The Safari workaround allegedly allowed Google to avoid the Safari web browser’s default privacy setting to place cookies. Google had attempted to prevent the action, claiming there was no case to answer because consumers had suffered no financial harm.
In its judgement, the Court of Appeal said: “These claims raise serious issues which merit a trial. They concern what is alleged to have been the secret and blanket tracking and collation of information, often of an extremely private nature… about and associated with the claimants’ internet use, and the subsequent use of that information for about nine months. The case relates to the anxiety and distress this intrusion upon autonomy has caused.”

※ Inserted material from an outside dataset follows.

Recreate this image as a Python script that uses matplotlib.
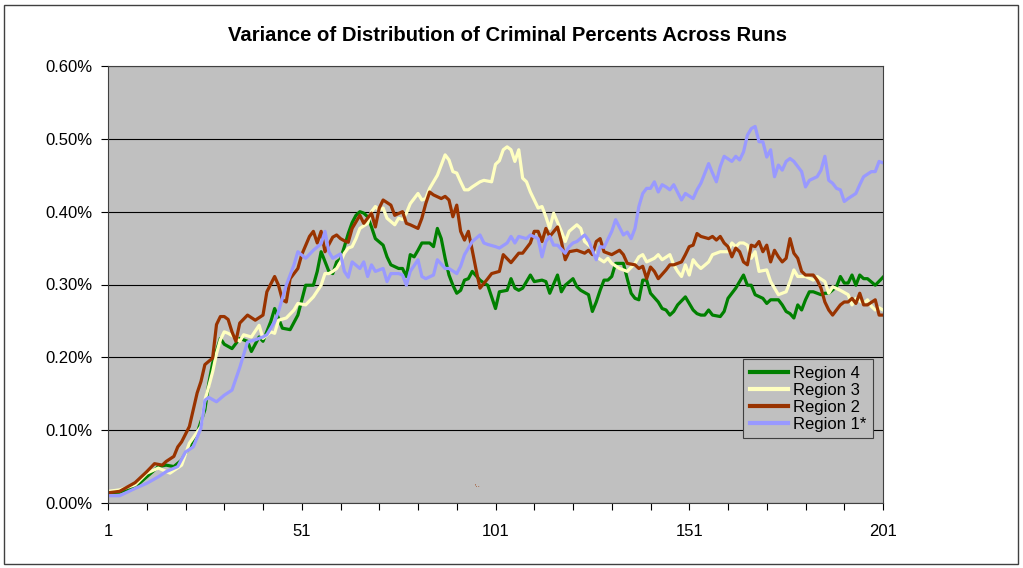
import matplotlib
matplotlib.use('Agg')
import matplotlib.pyplot as plt
from matplotlib.patches import Rectangle
from matplotlib.ticker import FixedLocator, FuncFormatter

plt.rcParams['font.family'] = ['Liberation Sans', 'DejaVu Sans']

# Values (variance, in percent)
r4_runs = [1, 4, 8, 11, 14, 16, 18, 20, 22, 24, 26, 27, 28, 30, 31, 33, 35, 37, 38, 40,
           41, 43, 44, 46, 48, 50, 52, 54, 55, 56, 58, 59, 60, 61, 62, 63, 64, 65, 66, 67,
           68, 69, 70, 72, 73, 74, 76, 77, 78, 79, 80, 81, 82, 84, 85, 86, 87, 88, 89, 90,
           91, 92, 93, 94, 95, 97, 98, 99, 101, 102, 104, 105, 106, 107, 108, 110, 111, 113, 114, 115,
           117, 118, 119, 121, 122, 123, 125, 126, 127, 128, 129, 130, 131, 132, 134, 135, 136, 137, 138, 139,
           140, 141, 143, 144, 145, 146, 147, 148, 150, 151, 152, 153, 154, 155, 156, 157, 159, 160, 161, 162,
           163, 165, 166, 167, 168, 170, 171, 172, 174, 175, 176, 177, 178, 179, 180, 181, 182, 183, 185, 186,
           187, 189, 190, 191, 192, 193, 194, 195, 196, 197, 199, 201]
r4_vals = [0.014, 0.015, 0.022, 0.036, 0.050, 0.052, 0.050, 0.059, 0.077, 0.096, 0.128, 0.164, 0.192, 0.226, 0.218, 0.212, 0.226, 0.222, 0.208, 0.228,
           0.222, 0.249, 0.267, 0.240, 0.238, 0.258, 0.299, 0.299, 0.318, 0.345, 0.318, 0.315, 0.331, 0.335, 0.352, 0.370, 0.385, 0.395, 0.400, 0.398,
           0.393, 0.379, 0.363, 0.354, 0.338, 0.327, 0.322, 0.322, 0.311, 0.341, 0.338, 0.347, 0.357, 0.357, 0.352, 0.377, 0.363, 0.336, 0.313, 0.299,
           0.288, 0.292, 0.306, 0.308, 0.318, 0.306, 0.302, 0.299, 0.267, 0.290, 0.292, 0.308, 0.295, 0.292, 0.295, 0.313, 0.304, 0.306, 0.304, 0.288,
           0.313, 0.290, 0.299, 0.308, 0.297, 0.292, 0.286, 0.263, 0.276, 0.292, 0.306, 0.306, 0.311, 0.329, 0.329, 0.308, 0.288, 0.281, 0.279, 0.306,
           0.306, 0.288, 0.276, 0.267, 0.265, 0.258, 0.263, 0.272, 0.283, 0.274, 0.265, 0.260, 0.258, 0.258, 0.265, 0.258, 0.256, 0.263, 0.281, 0.288,
           0.295, 0.313, 0.299, 0.299, 0.286, 0.281, 0.274, 0.279, 0.279, 0.272, 0.263, 0.260, 0.254, 0.272, 0.265, 0.279, 0.290, 0.290, 0.286, 0.288,
           0.288, 0.297, 0.311, 0.302, 0.302, 0.313, 0.299, 0.313, 0.308, 0.308, 0.299, 0.310]

r3_runs = [1, 4, 8, 11, 14, 17, 20, 22, 25, 26, 27, 28, 29, 30, 31, 32, 33, 35, 36, 38,
           40, 41, 43, 44, 45, 47, 49, 50, 52, 54, 56, 57, 58, 59, 60, 61, 62, 63, 64, 65,
           66, 68, 69, 70, 71, 72, 73, 75, 76, 77, 78, 79, 81, 82, 83, 84, 85, 86, 87, 88,
           89, 90, 91, 92, 93, 94, 95, 97, 98, 100, 101, 102, 103, 104, 105, 106, 107, 108, 109, 110,
           112, 113, 114, 115, 116, 118, 119, 120, 122, 123, 124, 126, 127, 129, 130, 131, 133, 135, 137, 138,
           139, 140, 142, 143, 144, 146, 147, 148, 149, 150, 151, 152, 153, 154, 156, 157, 158, 159, 161, 162,
           163, 164, 165, 166, 167, 168, 169, 171, 172, 173, 174, 176, 177, 178, 179, 181, 183, 184, 186, 187,
           188, 190, 192, 193, 194, 196, 197, 198, 199, 200, 201]
r3_vals = [0.016, 0.018, 0.025, 0.041, 0.048, 0.041, 0.052, 0.082, 0.105, 0.141, 0.160, 0.180, 0.205, 0.224, 0.235, 0.233, 0.230, 0.222, 0.231, 0.228,
           0.244, 0.226, 0.235, 0.233, 0.251, 0.254, 0.265, 0.274, 0.272, 0.283, 0.299, 0.315, 0.315, 0.318, 0.322, 0.331, 0.343, 0.350, 0.352, 0.363,
           0.377, 0.384, 0.400, 0.407, 0.402, 0.405, 0.391, 0.382, 0.391, 0.389, 0.398, 0.411, 0.425, 0.416, 0.418, 0.432, 0.441, 0.450, 0.464, 0.478,
           0.471, 0.455, 0.453, 0.441, 0.430, 0.430, 0.434, 0.441, 0.443, 0.441, 0.465, 0.470, 0.485, 0.489, 0.485, 0.469, 0.485, 0.446, 0.441, 0.427,
           0.405, 0.407, 0.393, 0.377, 0.398, 0.373, 0.359, 0.373, 0.382, 0.377, 0.359, 0.350, 0.338, 0.331, 0.336, 0.329, 0.322, 0.318, 0.329, 0.338,
           0.341, 0.331, 0.336, 0.341, 0.334, 0.341, 0.327, 0.318, 0.311, 0.327, 0.313, 0.334, 0.327, 0.322, 0.331, 0.341, 0.343, 0.345, 0.345, 0.357,
           0.352, 0.357, 0.357, 0.354, 0.336, 0.345, 0.318, 0.320, 0.304, 0.295, 0.286, 0.290, 0.304, 0.320, 0.311, 0.311, 0.306, 0.311, 0.304, 0.288,
           0.297, 0.292, 0.286, 0.272, 0.281, 0.274, 0.279, 0.270, 0.265, 0.268, 0.265]

r2_runs = [1, 4, 8, 11, 13, 15, 16, 18, 19, 20, 22, 24, 25, 26, 28, 29, 30, 31, 32, 33,
           34, 35, 37, 39, 41, 42, 44, 45, 46, 47, 48, 50, 51, 53, 54, 55, 56, 57, 58, 59,
           60, 61, 62, 63, 64, 66, 67, 69, 70, 71, 72, 74, 75, 77, 78, 79, 81, 82, 83, 84,
           85, 87, 88, 89, 90, 91, 92, 93, 94, 95, 96, 97, 99, 100, 102, 103, 105, 107, 108, 110,
           111, 112, 113, 114, 115, 117, 118, 119, 120, 122, 124, 125, 126, 127, 128, 129, 130, 131, 133, 134,
           135, 137, 138, 139, 140, 141, 142, 143, 145, 146, 147, 149, 150, 151, 152, 153, 154, 156, 157, 158,
           159, 160, 161, 162, 163, 164, 165, 166, 167, 168, 169, 170, 171, 172, 173, 174, 175, 176, 177, 178,
           179, 180, 181, 183, 184, 185, 186, 187, 188, 190, 191, 192, 193, 194, 195, 196, 197, 199, 200, 201]
r2_vals = [0.014, 0.016, 0.028, 0.043, 0.054, 0.052, 0.057, 0.064, 0.077, 0.084, 0.105, 0.151, 0.167, 0.190, 0.199, 0.245, 0.256, 0.256, 0.252, 0.235,
           0.222, 0.247, 0.258, 0.251, 0.258, 0.290, 0.311, 0.299, 0.279, 0.276, 0.308, 0.322, 0.341, 0.366, 0.373, 0.357, 0.373, 0.345, 0.355, 0.365,
           0.368, 0.363, 0.360, 0.358, 0.377, 0.395, 0.384, 0.398, 0.379, 0.405, 0.416, 0.409, 0.395, 0.400, 0.384, 0.382, 0.377, 0.391, 0.411, 0.427,
           0.423, 0.418, 0.421, 0.416, 0.393, 0.409, 0.373, 0.361, 0.373, 0.347, 0.320, 0.295, 0.308, 0.315, 0.318, 0.341, 0.330, 0.343, 0.343, 0.357,
           0.373, 0.373, 0.359, 0.377, 0.366, 0.379, 0.359, 0.334, 0.345, 0.347, 0.343, 0.347, 0.341, 0.359, 0.363, 0.345, 0.343, 0.341, 0.347, 0.341,
           0.329, 0.327, 0.322, 0.325, 0.308, 0.324, 0.318, 0.308, 0.320, 0.327, 0.327, 0.331, 0.341, 0.352, 0.354, 0.370, 0.366, 0.363, 0.366, 0.361,
           0.366, 0.357, 0.352, 0.338, 0.350, 0.345, 0.331, 0.327, 0.354, 0.352, 0.359, 0.345, 0.354, 0.331, 0.347, 0.338, 0.331, 0.336, 0.363, 0.343,
           0.336, 0.318, 0.313, 0.313, 0.306, 0.295, 0.276, 0.265, 0.258, 0.272, 0.276, 0.276, 0.281, 0.274, 0.288, 0.272, 0.272, 0.279, 0.258, 0.258]

r1_runs = [1, 4, 8, 11, 14, 16, 19, 21, 23, 25, 26, 27, 29, 31, 33, 35, 37, 39, 41, 42,
           44, 45, 47, 49, 50, 52, 54, 56, 57, 58, 59, 61, 62, 63, 64, 66, 67, 68, 69, 70,
           72, 73, 74, 76, 77, 78, 79, 81, 82, 83, 85, 86, 88, 89, 91, 92, 93, 95, 97, 98,
           99, 101, 102, 104, 105, 106, 107, 109, 110, 112, 113, 114, 115, 116, 117, 119, 120, 121, 122, 124,
           125, 127, 128, 129, 131, 132, 134, 135, 136, 137, 138, 139, 140, 141, 142, 143, 144, 145, 146, 147,
           149, 150, 152, 153, 154, 156, 157, 158, 159, 160, 162, 163, 164, 165, 166, 167, 168, 169, 170, 171,
           172, 173, 174, 175, 176, 177, 178, 180, 181, 182, 184, 185, 186, 187, 188, 189, 190, 191, 192, 194,
           195, 196, 198, 199, 200, 201]
r1_vals = [0.010, 0.010, 0.020, 0.027, 0.036, 0.043, 0.050, 0.070, 0.077, 0.103, 0.141, 0.145, 0.139, 0.148, 0.155, 0.186, 0.221, 0.224, 0.228, 0.231,
           0.249, 0.263, 0.299, 0.327, 0.345, 0.336, 0.347, 0.356, 0.373, 0.345, 0.336, 0.342, 0.318, 0.310, 0.331, 0.322, 0.331, 0.311, 0.327, 0.318,
           0.322, 0.304, 0.315, 0.315, 0.313, 0.299, 0.318, 0.334, 0.311, 0.308, 0.313, 0.334, 0.322, 0.322, 0.315, 0.325, 0.341, 0.359, 0.368, 0.357,
           0.355, 0.352, 0.350, 0.357, 0.366, 0.357, 0.366, 0.363, 0.368, 0.363, 0.338, 0.359, 0.366, 0.354, 0.354, 0.343, 0.352, 0.357, 0.359, 0.368,
           0.361, 0.334, 0.352, 0.351, 0.373, 0.389, 0.368, 0.372, 0.363, 0.377, 0.407, 0.425, 0.432, 0.432, 0.441, 0.427, 0.437, 0.434, 0.430, 0.437,
           0.416, 0.425, 0.418, 0.430, 0.439, 0.466, 0.453, 0.441, 0.462, 0.476, 0.469, 0.476, 0.471, 0.482, 0.505, 0.514, 0.517, 0.496, 0.496, 0.475,
           0.485, 0.448, 0.464, 0.457, 0.469, 0.473, 0.469, 0.455, 0.434, 0.443, 0.448, 0.457, 0.476, 0.443, 0.439, 0.432, 0.430, 0.414, 0.418, 0.425,
           0.437, 0.448, 0.455, 0.455, 0.469, 0.467]

series = [
    ('Region 4', r4_runs, r4_vals, '#008000'),
    ('Region 3', r3_runs, r3_vals, '#FFFFC0'),
    ('Region 2', r2_runs, r2_vals, '#993300'),
    ('Region 1*', r1_runs, r1_vals, '#9999FF'),
]

fig = plt.figure(figsize=(10.23, 5.68), dpi=100)
ax = fig.add_axes([108 / 1023, 1 - 503 / 568, 775 / 1023, 437 / 568])
ax.set_facecolor('#C0C0C0')

# outer chart border
fig.patches.append(Rectangle((4 / 1023, 4 / 568), 1014 / 1023, 559 / 568,
                             transform=fig.transFigure, fill=False,
                             edgecolor='#404040', linewidth=1.0))

for name, runs, vals, color in series:
    ax.plot(runs, vals, color=color, linewidth=2.3, label=name, solid_joinstyle='round')

ax.set_xlim(1, 201)
ax.set_ylim(0, 0.6)

ax.yaxis.set_major_locator(FixedLocator([0.0, 0.1, 0.2, 0.3, 0.4, 0.5, 0.6]))
ax.yaxis.set_major_formatter(FuncFormatter(lambda v, p: f'{v:.2f}%'))
ax.grid(axis='y', color='black', linewidth=0.8)
ax.set_axisbelow(True)

ax.xaxis.set_major_locator(FixedLocator([1, 51, 101, 151, 201]))
ax.xaxis.set_minor_locator(FixedLocator(list(range(1, 202, 10))))
ax.tick_params(axis='x', which='both', direction='out', length=5, width=0.8, pad=10, labelsize=12)
ax.tick_params(axis='y', which='major', direction='out', length=5, width=0.8, pad=6, labelsize=12)

for s in ax.spines.values():
    s.set_color('#404040')
    s.set_linewidth(0.8)

fig.text(0.4965, 1 - 41 / 568, 'Variance of Distribution of Criminal Percents Across Runs',
         ha='center', va='baseline', fontsize=14.6, fontweight='bold')

# small stray mark inside the plot area of the original
ax.text(96.5, 0.022, "'\u00b7\u00b7", color='#993300', fontsize=5, ha='center', va='center')

leg = ax.legend(loc='upper left', bbox_to_anchor=(0.8194, 0.3295), frameon=True,
                fancybox=False, facecolor='#C0C0C0', edgecolor='#404040',
                fontsize=12, handlelength=2.3, labelspacing=0.12,
                borderpad=0.4, handletextpad=0.3, borderaxespad=0)
leg.get_frame().set_linewidth(0.8)
leg.get_frame().set_alpha(1)
for line in leg.get_lines():
    line.set_linewidth(3)

fig.savefig('out.png', dpi=100, facecolor='white')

Dan Tench, a partner at law firm Olswang who is acting for the claimants, welcomed the decision. “Google, a company that makes billions from advertising knowledge, claims that it was unaware that was secretly tracking Apple users for a period of nine months and had argued that no harm was done because the matter was trivial as consumers had not lost out financially,” he said.
“The Court of Appeal saw these arguments for what they are: a breach of consumers’ civil rights and actionable before the English courts. We look forward to holding Google to account for its actions.”
Google has already paid fines of over $40m related to this incident in the US. It was fined by the Federal Trade Commission (FTC) and separately by 38 US states.